Main experimentation interface
AI defaults to generating "slop" due to stochastic convergence: https://en.wikipedia.org/wiki/Convergence_of_random_variables
The frontend-design skill helps some, but is static, doesn't get better the more you use in. Until SkillEvolve!

SkillEvolve

Self-improving agent skills through execution feedback

The Problem

Agent Skills provide agents with specialized knowledge and capabilities—but they're static. Once created, a skill doesn't improve from experience. An agent using a frontend design skill will make the same mistakes on day 1 and day 100.

Traditional approaches require manual updates or expensive retraining. But what if skills could evolve on-the-job, learning from natural execution feedback? Like how an intern can rise up to be the CEO so long as they learn fast and persist.

What We Built

SkillEvolve implements continual learning for agent skills using principles from Agentic Context Engineering (ACE). Instead of fixed instructions, skills become living knowledge bases that:

Accumulate patterns from successful executions
Refine through feedback (user preferences, validation results, errors)
Grow incrementally without catastrophic forgetting
Remain interpretable (human-readable markdown, not black-box weights)

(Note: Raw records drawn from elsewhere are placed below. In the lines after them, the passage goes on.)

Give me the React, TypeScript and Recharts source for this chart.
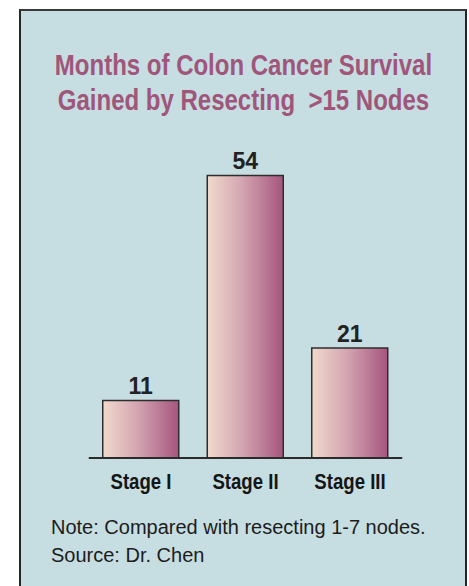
import { Bar, BarChart, LabelList, XAxis, YAxis } from "recharts";

const stages = ["Stage I", "Stage II", "Stage III"];
const monthsGained = [11, 54, 21];
const titleLines = [
  "Months of Colon Cancer Survival",
  "Gained by Resecting  >15 Nodes",
];
const noteLines = [
  "Note: Compared with resecting 1-7 nodes.",
  "Source: Dr. Chen",
];

const data = stages.map((stage, i) => ({ stage, months: monthsGained[i] }));

const sans = "'Liberation Sans', Arial, sans-serif";

// no narrow face installed, so squeeze the bold one horizontally
const squeeze = (x: number, k: number) =>
  `translate(${x},0) scale(${k},1) translate(${-x},0)`;

const StageTick = (props: any) => {
  const { x, y, payload } = props;
  return (
    <text
      x={x}
      y={y}
      dy={23}
      textAnchor="middle"
      fill="#151515"
      fontSize={23}
      fontWeight={700}
      fontFamily={sans}
      transform={squeeze(x, 0.81)}
    >
      {payload.value}
    </text>
  );
};

export default function App() {
  return (
    <div
      style={{
        position: "absolute",
        left: 0,
        top: 0,
        width: 469,
        height: 586,
        overflow: "hidden",
        background: "#ffffff",
      }}
    >
      <div
        style={{
          position: "absolute",
          left: 19,
          top: 9,
          width: 448,
          height: 620,
          boxSizing: "border-box",
          background: "#c6dee1",
          borderLeft: "2px solid #262626",
          borderRight: "2px solid #262626",
          borderTop: "2px solid #3a3a3a",
        }}
      />
      <div style={{ position: "absolute", left: 0, top: 0 }}>
        <BarChart
          width={469}
          height={520}
          data={data}
          margin={{ top: 144, right: 66.75, left: 88.75, bottom: 32 }}
          barSize={76}
        >
          <defs>
            <linearGradient id="barFill" x1="0" y1="0" x2="1" y2="0">
              <stop offset="0%" stopColor="#f1dacb" />
              <stop offset="45%" stopColor="#d4a6b2" />
              <stop offset="100%" stopColor="#a6557e" />
            </linearGradient>
          </defs>
          <YAxis hide domain={[0, 60]} />
          <XAxis
            dataKey="stage"
            axisLine={{ stroke: "#2b2b2b", strokeWidth: 2 }}
            tickLine={false}
            interval={0}
            tick={<StageTick />}
          />
          <Bar
            dataKey="months"
            fill="url(#barFill)"
            stroke="#2e2e2e"
            strokeWidth={1.5}
            isAnimationActive={false}
          >
            <LabelList
              dataKey="months"
              position="top"
              offset={6}
              fill="#222222"
              fontSize={23}
              fontWeight={700}
              fontFamily={sans}
            />
          </Bar>
        </BarChart>
      </div>
      <svg
        width={469}
        height={586}
        style={{ position: "absolute", left: 0, top: 0, pointerEvents: "none" }}
      >
        {titleLines.map((line, i) => (
          <text
            key={line}
            x={243.5}
            y={75 + i * 35}
            textAnchor="middle"
            fill="#a0557a"
            fontSize={30}
            fontWeight={700}
            fontFamily={sans}
            transform={squeeze(243.5, 0.8)}
            style={{ whiteSpace: "pre" }}
          >
            {line}
          </text>
        ))}
        {noteLines.map((line, i) => (
          <text
            key={line}
            x={51}
            y={534 + i * 28}
            fill="#1c1c1c"
            fontSize={20}
            fontFamily={sans}
          >
            {line}
          </text>
        ))}
      </svg>
    </div>
  );
}
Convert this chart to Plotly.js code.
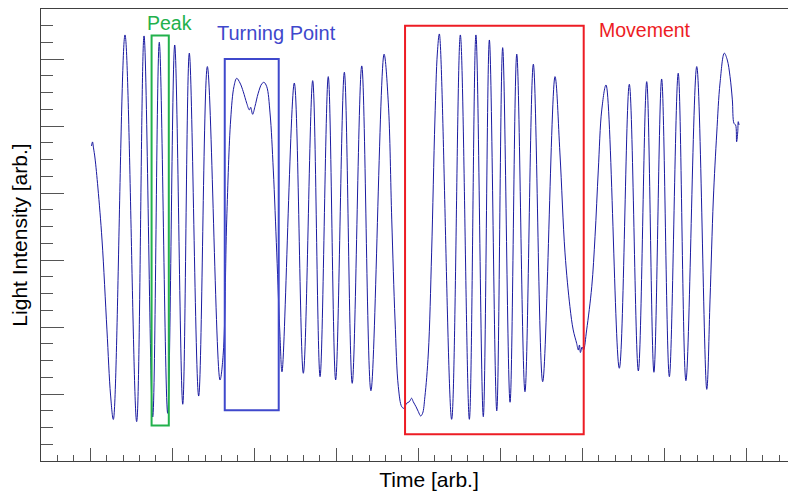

Think of it as on-the-job training for AI agents—learning from doing, not just from initial instructions.

How It Works

The core evolution loop:

Generate - Agent produces multiple candidate solutions using current skill
Execute - Deploy candidates to sandboxes (via Daytona) for validation
Reflect - Analyze what worked/failed and extract learnings
Curate - Update skill with new patterns, refinements, edge cases

Unlike traditional prompt optimization (which compresses context), SkillEvolve preserves detailed domain knowledge as structured, retrievable patterns—directly inspired by ACE's approach to preventing LLM brevity bias and context collapse.

The Demo

We evolve Anthropic's frontend design skill through building a personal budgeting app.

User: A frontend engineer who wants to improve their app's design
Goal: Transform generic AI-generated UI into something unique and aesthetically pleasing
Interface: Claude Code terminal with SkillEvolve + evolved frontend-design skill

Evolution arc (2-3 iterations):

Iteration 0: Basic, generic layout (classic "AI slop" app)
Iteration 1: Learns user preferences from first round of feedback
Iteration 2: Produces polished, unique design incorporating accumulated patterns

Each iteration, the agent generates 3 design candidates, spins them up in Daytona sandboxes, user picks their favorite and provides feedback. The skill evolves with each choice.

Watch our Demo Video →

Tech Stack

Claude Agent SDK - Agent orchestration
Daytona - Sandbox environments for generated code
Sentry - Error tracking and logs
CodeRabbit - Automated code review
Galileo - LLM observability and evaluations

Why This Matters

Most AI systems are frozen at deployment. SkillEvolve explores a different paradigm: agents that improve through use, accumulating institutional knowledge and adapting to user preferences—without manual retraining or fine-tuning.

Skills as living documentation. Context as capability.